Task -> Your copy of the material must match it exactly, except that pictures are dropped.
-- START OF Data excerpt --
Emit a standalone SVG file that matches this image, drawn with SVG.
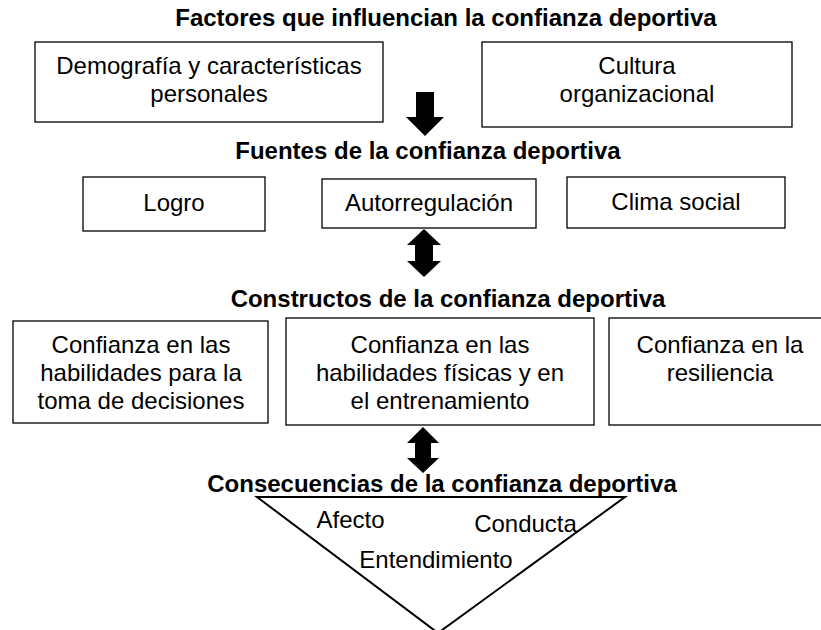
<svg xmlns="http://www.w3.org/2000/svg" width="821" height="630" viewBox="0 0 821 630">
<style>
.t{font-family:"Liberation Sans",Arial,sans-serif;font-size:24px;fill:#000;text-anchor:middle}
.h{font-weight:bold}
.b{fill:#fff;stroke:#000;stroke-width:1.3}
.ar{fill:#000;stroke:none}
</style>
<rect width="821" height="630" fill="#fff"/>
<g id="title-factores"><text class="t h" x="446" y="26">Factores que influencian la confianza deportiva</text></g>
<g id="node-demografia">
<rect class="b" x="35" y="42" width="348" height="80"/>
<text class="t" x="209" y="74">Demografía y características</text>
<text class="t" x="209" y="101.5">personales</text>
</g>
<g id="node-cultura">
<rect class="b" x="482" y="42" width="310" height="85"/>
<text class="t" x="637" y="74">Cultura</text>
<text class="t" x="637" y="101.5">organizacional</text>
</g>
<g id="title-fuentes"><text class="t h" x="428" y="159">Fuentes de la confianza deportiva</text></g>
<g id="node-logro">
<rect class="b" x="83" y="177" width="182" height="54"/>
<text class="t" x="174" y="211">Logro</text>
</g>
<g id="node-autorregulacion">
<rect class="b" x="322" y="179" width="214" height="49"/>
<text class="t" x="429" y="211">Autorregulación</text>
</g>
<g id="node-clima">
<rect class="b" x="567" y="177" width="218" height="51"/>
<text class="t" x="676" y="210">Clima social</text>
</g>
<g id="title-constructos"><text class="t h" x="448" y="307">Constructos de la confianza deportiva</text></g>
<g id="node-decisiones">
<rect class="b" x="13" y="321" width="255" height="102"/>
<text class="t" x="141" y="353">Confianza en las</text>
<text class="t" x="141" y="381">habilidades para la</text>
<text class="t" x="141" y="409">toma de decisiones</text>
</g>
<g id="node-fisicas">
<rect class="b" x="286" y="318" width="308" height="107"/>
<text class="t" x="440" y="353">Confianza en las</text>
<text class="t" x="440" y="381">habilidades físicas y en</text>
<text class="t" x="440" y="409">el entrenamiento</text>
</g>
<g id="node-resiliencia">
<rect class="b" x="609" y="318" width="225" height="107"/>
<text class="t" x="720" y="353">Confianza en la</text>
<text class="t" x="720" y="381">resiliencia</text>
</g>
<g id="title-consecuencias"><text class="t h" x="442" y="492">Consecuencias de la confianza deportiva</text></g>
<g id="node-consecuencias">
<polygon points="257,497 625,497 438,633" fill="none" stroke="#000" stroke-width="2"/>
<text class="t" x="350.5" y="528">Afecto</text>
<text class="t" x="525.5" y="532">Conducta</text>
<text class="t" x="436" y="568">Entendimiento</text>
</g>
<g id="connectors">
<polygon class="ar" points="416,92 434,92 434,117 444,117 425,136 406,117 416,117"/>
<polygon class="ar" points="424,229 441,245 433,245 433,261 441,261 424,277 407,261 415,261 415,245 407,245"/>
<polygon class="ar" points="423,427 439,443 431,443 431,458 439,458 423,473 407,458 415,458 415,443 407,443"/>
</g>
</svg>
-- END OF Data excerpt --
Task solution ->
Emit a standalone SVG file that matches this image, drawn with SVG.
<svg xmlns="http://www.w3.org/2000/svg" width="821" height="630" viewBox="0 0 821 630">
<style>
.t{font-family:"Liberation Sans",Arial,sans-serif;font-size:24px;fill:#000;text-anchor:middle}
.h{font-weight:bold}
.b{fill:#fff;stroke:#000;stroke-width:1.3}
.ar{fill:#000;stroke:none}
</style>
<rect width="821" height="630" fill="#fff"/>
<g id="title-factores"><text class="t h" x="446" y="26">Factores que influencian la confianza deportiva</text></g>
<g id="node-demografia">
<rect class="b" x="35" y="42" width="348" height="80"/>
<text class="t" x="209" y="74">Demografía y características</text>
<text class="t" x="209" y="101.5">personales</text>
</g>
<g id="node-cultura">
<rect class="b" x="482" y="42" width="310" height="85"/>
<text class="t" x="637" y="74">Cultura</text>
<text class="t" x="637" y="101.5">organizacional</text>
</g>
<g id="title-fuentes"><text class="t h" x="428" y="159">Fuentes de la confianza deportiva</text></g>
<g id="node-logro">
<rect class="b" x="83" y="177" width="182" height="54"/>
<text class="t" x="174" y="211">Logro</text>
</g>
<g id="node-autorregulacion">
<rect class="b" x="322" y="179" width="214" height="49"/>
<text class="t" x="429" y="211">Autorregulación</text>
</g>
<g id="node-clima">
<rect class="b" x="567" y="177" width="218" height="51"/>
<text class="t" x="676" y="210">Clima social</text>
</g>
<g id="title-constructos"><text class="t h" x="448" y="307">Constructos de la confianza deportiva</text></g>
<g id="node-decisiones">
<rect class="b" x="13" y="321" width="255" height="102"/>
<text class="t" x="141" y="353">Confianza en las</text>
<text class="t" x="141" y="381">habilidades para la</text>
<text class="t" x="141" y="409">toma de decisiones</text>
</g>
<g id="node-fisicas">
<rect class="b" x="286" y="318" width="308" height="107"/>
<text class="t" x="440" y="353">Confianza en las</text>
<text class="t" x="440" y="381">habilidades físicas y en</text>
<text class="t" x="440" y="409">el entrenamiento</text>
</g>
<g id="node-resiliencia">
<rect class="b" x="609" y="318" width="225" height="107"/>
<text class="t" x="720" y="353">Confianza en la</text>
<text class="t" x="720" y="381">resiliencia</text>
</g>
<g id="title-consecuencias"><text class="t h" x="442" y="492">Consecuencias de la confianza deportiva</text></g>
<g id="node-consecuencias">
<polygon points="257,497 625,497 438,633" fill="none" stroke="#000" stroke-width="2"/>
<text class="t" x="350.5" y="528">Afecto</text>
<text class="t" x="525.5" y="532">Conducta</text>
<text class="t" x="436" y="568">Entendimiento</text>
</g>
<g id="connectors">
<polygon class="ar" points="416,92 434,92 434,117 444,117 425,136 406,117 416,117"/>
<polygon class="ar" points="424,229 441,245 433,245 433,261 441,261 424,277 407,261 415,261 415,245 407,245"/>
<polygon class="ar" points="423,427 439,443 431,443 431,458 439,458 423,473 407,458 415,458 415,443 407,443"/>
</g>
</svg>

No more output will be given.